» WORK TO DO: All of the lines below are to be printed again exactly; images are excluded from the output.

============

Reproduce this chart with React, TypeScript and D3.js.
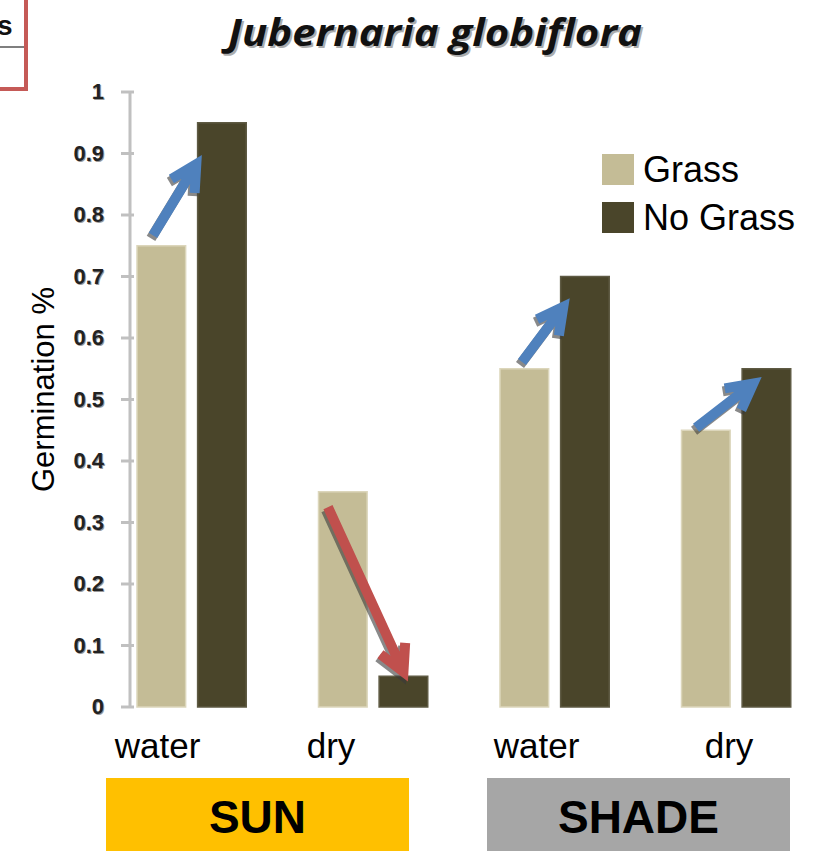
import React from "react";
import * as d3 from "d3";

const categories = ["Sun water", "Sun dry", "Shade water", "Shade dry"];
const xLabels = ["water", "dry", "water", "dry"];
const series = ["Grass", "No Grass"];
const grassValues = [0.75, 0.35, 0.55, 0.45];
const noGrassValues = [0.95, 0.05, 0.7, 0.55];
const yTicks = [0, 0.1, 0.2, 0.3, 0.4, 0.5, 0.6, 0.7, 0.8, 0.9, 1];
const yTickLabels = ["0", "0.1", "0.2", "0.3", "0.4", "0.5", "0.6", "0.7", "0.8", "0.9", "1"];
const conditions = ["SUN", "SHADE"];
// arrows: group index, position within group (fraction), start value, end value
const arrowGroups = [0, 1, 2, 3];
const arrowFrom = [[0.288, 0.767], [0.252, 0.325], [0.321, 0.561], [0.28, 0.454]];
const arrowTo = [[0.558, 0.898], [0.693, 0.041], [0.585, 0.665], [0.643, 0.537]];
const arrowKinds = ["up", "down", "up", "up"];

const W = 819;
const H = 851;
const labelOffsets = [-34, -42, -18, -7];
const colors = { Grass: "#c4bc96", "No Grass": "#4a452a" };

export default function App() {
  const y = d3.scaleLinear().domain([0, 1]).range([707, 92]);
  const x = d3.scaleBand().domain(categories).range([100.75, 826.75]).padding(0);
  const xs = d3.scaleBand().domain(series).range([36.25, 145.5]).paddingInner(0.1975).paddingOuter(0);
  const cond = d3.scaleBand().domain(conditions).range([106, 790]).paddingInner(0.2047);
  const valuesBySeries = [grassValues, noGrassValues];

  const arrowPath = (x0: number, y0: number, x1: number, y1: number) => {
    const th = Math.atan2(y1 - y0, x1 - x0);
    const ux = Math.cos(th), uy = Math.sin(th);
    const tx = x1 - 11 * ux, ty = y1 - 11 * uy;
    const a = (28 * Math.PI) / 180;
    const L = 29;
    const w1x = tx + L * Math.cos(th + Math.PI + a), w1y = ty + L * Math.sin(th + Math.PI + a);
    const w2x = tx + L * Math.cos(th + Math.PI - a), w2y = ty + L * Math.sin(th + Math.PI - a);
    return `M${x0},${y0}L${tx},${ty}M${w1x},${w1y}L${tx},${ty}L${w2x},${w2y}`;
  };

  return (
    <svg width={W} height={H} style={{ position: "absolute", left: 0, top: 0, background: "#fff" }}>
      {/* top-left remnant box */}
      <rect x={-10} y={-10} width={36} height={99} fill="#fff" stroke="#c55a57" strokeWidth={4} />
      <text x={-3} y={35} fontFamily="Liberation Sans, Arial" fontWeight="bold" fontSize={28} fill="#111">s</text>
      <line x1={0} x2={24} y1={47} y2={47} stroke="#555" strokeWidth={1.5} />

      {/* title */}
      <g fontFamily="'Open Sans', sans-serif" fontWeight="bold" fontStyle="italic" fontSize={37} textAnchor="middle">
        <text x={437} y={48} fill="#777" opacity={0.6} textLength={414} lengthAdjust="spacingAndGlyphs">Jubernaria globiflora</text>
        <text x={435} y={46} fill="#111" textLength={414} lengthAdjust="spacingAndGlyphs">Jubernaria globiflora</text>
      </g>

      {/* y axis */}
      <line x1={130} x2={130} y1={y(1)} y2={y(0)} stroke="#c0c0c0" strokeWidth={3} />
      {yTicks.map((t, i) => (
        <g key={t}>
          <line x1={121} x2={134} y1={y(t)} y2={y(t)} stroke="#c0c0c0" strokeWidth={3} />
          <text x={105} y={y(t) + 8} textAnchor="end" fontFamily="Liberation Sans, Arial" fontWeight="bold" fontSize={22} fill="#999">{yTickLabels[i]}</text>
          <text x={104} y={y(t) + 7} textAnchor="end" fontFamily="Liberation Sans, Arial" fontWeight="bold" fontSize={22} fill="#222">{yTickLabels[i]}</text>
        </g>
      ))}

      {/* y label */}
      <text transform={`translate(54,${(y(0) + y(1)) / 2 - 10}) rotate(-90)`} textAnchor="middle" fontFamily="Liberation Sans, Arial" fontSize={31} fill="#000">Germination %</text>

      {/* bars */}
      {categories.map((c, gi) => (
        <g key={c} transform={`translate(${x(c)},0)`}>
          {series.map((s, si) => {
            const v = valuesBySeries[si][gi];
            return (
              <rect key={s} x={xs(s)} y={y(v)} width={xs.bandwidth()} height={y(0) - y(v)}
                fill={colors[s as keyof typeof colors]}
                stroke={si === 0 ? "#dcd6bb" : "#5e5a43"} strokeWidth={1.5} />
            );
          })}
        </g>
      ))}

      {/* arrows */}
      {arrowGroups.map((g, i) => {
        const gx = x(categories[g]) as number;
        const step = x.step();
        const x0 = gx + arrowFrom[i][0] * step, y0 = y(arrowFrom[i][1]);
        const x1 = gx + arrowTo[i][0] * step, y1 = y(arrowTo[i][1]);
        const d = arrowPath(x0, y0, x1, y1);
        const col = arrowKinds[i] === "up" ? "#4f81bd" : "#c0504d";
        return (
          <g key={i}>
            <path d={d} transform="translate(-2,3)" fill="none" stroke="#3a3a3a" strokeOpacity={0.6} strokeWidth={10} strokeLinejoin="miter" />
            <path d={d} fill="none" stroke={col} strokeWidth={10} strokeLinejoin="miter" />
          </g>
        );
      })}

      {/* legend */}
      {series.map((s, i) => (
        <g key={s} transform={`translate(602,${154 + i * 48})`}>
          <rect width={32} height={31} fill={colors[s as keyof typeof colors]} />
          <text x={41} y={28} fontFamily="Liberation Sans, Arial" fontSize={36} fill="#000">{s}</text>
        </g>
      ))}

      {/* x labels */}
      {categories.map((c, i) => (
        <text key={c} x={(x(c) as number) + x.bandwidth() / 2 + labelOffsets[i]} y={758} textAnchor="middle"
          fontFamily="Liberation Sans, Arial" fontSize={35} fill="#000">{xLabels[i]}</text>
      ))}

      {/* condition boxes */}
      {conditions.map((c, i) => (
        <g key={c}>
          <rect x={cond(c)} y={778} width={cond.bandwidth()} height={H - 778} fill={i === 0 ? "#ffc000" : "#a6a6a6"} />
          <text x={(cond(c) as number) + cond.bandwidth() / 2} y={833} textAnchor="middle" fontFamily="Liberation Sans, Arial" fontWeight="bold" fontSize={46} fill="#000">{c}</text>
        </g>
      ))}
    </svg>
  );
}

============

» EXERCISE SOLUTION:
Reproduce this chart with React, TypeScript and D3.js.
import React from "react";
import * as d3 from "d3";

const categories = ["Sun water", "Sun dry", "Shade water", "Shade dry"];
const xLabels = ["water", "dry", "water", "dry"];
const series = ["Grass", "No Grass"];
const grassValues = [0.75, 0.35, 0.55, 0.45];
const noGrassValues = [0.95, 0.05, 0.7, 0.55];
const yTicks = [0, 0.1, 0.2, 0.3, 0.4, 0.5, 0.6, 0.7, 0.8, 0.9, 1];
const yTickLabels = ["0", "0.1", "0.2", "0.3", "0.4", "0.5", "0.6", "0.7", "0.8", "0.9", "1"];
const conditions = ["SUN", "SHADE"];
// arrows: group index, position within group (fraction), start value, end value
const arrowGroups = [0, 1, 2, 3];
const arrowFrom = [[0.288, 0.767], [0.252, 0.325], [0.321, 0.561], [0.28, 0.454]];
const arrowTo = [[0.558, 0.898], [0.693, 0.041], [0.585, 0.665], [0.643, 0.537]];
const arrowKinds = ["up", "down", "up", "up"];

const W = 819;
const H = 851;
const labelOffsets = [-34, -42, -18, -7];
const colors = { Grass: "#c4bc96", "No Grass": "#4a452a" };

export default function App() {
  const y = d3.scaleLinear().domain([0, 1]).range([707, 92]);
  const x = d3.scaleBand().domain(categories).range([100.75, 826.75]).padding(0);
  const xs = d3.scaleBand().domain(series).range([36.25, 145.5]).paddingInner(0.1975).paddingOuter(0);
  const cond = d3.scaleBand().domain(conditions).range([106, 790]).paddingInner(0.2047);
  const valuesBySeries = [grassValues, noGrassValues];

  const arrowPath = (x0: number, y0: number, x1: number, y1: number) => {
    const th = Math.atan2(y1 - y0, x1 - x0);
    const ux = Math.cos(th), uy = Math.sin(th);
    const tx = x1 - 11 * ux, ty = y1 - 11 * uy;
    const a = (28 * Math.PI) / 180;
    const L = 29;
    const w1x = tx + L * Math.cos(th + Math.PI + a), w1y = ty + L * Math.sin(th + Math.PI + a);
    const w2x = tx + L * Math.cos(th + Math.PI - a), w2y = ty + L * Math.sin(th + Math.PI - a);
    return `M${x0},${y0}L${tx},${ty}M${w1x},${w1y}L${tx},${ty}L${w2x},${w2y}`;
  };

  return (
    <svg width={W} height={H} style={{ position: "absolute", left: 0, top: 0, background: "#fff" }}>
      {/* top-left remnant box */}
      <rect x={-10} y={-10} width={36} height={99} fill="#fff" stroke="#c55a57" strokeWidth={4} />
      <text x={-3} y={35} fontFamily="Liberation Sans, Arial" fontWeight="bold" fontSize={28} fill="#111">s</text>
      <line x1={0} x2={24} y1={47} y2={47} stroke="#555" strokeWidth={1.5} />

      {/* title */}
      <g fontFamily="'Open Sans', sans-serif" fontWeight="bold" fontStyle="italic" fontSize={37} textAnchor="middle">
        <text x={437} y={48} fill="#777" opacity={0.6} textLength={414} lengthAdjust="spacingAndGlyphs">Jubernaria globiflora</text>
        <text x={435} y={46} fill="#111" textLength={414} lengthAdjust="spacingAndGlyphs">Jubernaria globiflora</text>
      </g>

      {/* y axis */}
      <line x1={130} x2={130} y1={y(1)} y2={y(0)} stroke="#c0c0c0" strokeWidth={3} />
      {yTicks.map((t, i) => (
        <g key={t}>
          <line x1={121} x2={134} y1={y(t)} y2={y(t)} stroke="#c0c0c0" strokeWidth={3} />
          <text x={105} y={y(t) + 8} textAnchor="end" fontFamily="Liberation Sans, Arial" fontWeight="bold" fontSize={22} fill="#999">{yTickLabels[i]}</text>
          <text x={104} y={y(t) + 7} textAnchor="end" fontFamily="Liberation Sans, Arial" fontWeight="bold" fontSize={22} fill="#222">{yTickLabels[i]}</text>
        </g>
      ))}

      {/* y label */}
      <text transform={`translate(54,${(y(0) + y(1)) / 2 - 10}) rotate(-90)`} textAnchor="middle" fontFamily="Liberation Sans, Arial" fontSize={31} fill="#000">Germination %</text>

      {/* bars */}
      {categories.map((c, gi) => (
        <g key={c} transform={`translate(${x(c)},0)`}>
          {series.map((s, si) => {
            const v = valuesBySeries[si][gi];
            return (
              <rect key={s} x={xs(s)} y={y(v)} width={xs.bandwidth()} height={y(0) - y(v)}
                fill={colors[s as keyof typeof colors]}
                stroke={si === 0 ? "#dcd6bb" : "#5e5a43"} strokeWidth={1.5} />
            );
          })}
        </g>
      ))}

      {/* arrows */}
      {arrowGroups.map((g, i) => {
        const gx = x(categories[g]) as number;
        const step = x.step();
        const x0 = gx + arrowFrom[i][0] * step, y0 = y(arrowFrom[i][1]);
        const x1 = gx + arrowTo[i][0] * step, y1 = y(arrowTo[i][1]);
        const d = arrowPath(x0, y0, x1, y1);
        const col = arrowKinds[i] === "up" ? "#4f81bd" : "#c0504d";
        return (
          <g key={i}>
            <path d={d} transform="translate(-2,3)" fill="none" stroke="#3a3a3a" strokeOpacity={0.6} strokeWidth={10} strokeLinejoin="miter" />
            <path d={d} fill="none" stroke={col} strokeWidth={10} strokeLinejoin="miter" />
          </g>
        );
      })}

      {/* legend */}
      {series.map((s, i) => (
        <g key={s} transform={`translate(602,${154 + i * 48})`}>
          <rect width={32} height={31} fill={colors[s as keyof typeof colors]} />
          <text x={41} y={28} fontFamily="Liberation Sans, Arial" fontSize={36} fill="#000">{s}</text>
        </g>
      ))}

      {/* x labels */}
      {categories.map((c, i) => (
        <text key={c} x={(x(c) as number) + x.bandwidth() / 2 + labelOffsets[i]} y={758} textAnchor="middle"
          fontFamily="Liberation Sans, Arial" fontSize={35} fill="#000">{xLabels[i]}</text>
      ))}

      {/* condition boxes */}
      {conditions.map((c, i) => (
        <g key={c}>
          <rect x={cond(c)} y={778} width={cond.bandwidth()} height={H - 778} fill={i === 0 ? "#ffc000" : "#a6a6a6"} />
          <text x={(cond(c) as number) + cond.bandwidth() / 2} y={833} textAnchor="middle" fontFamily="Liberation Sans, Arial" fontWeight="bold" fontSize={46} fill="#000">{c}</text>
        </g>
      ))}
    </svg>
  );
}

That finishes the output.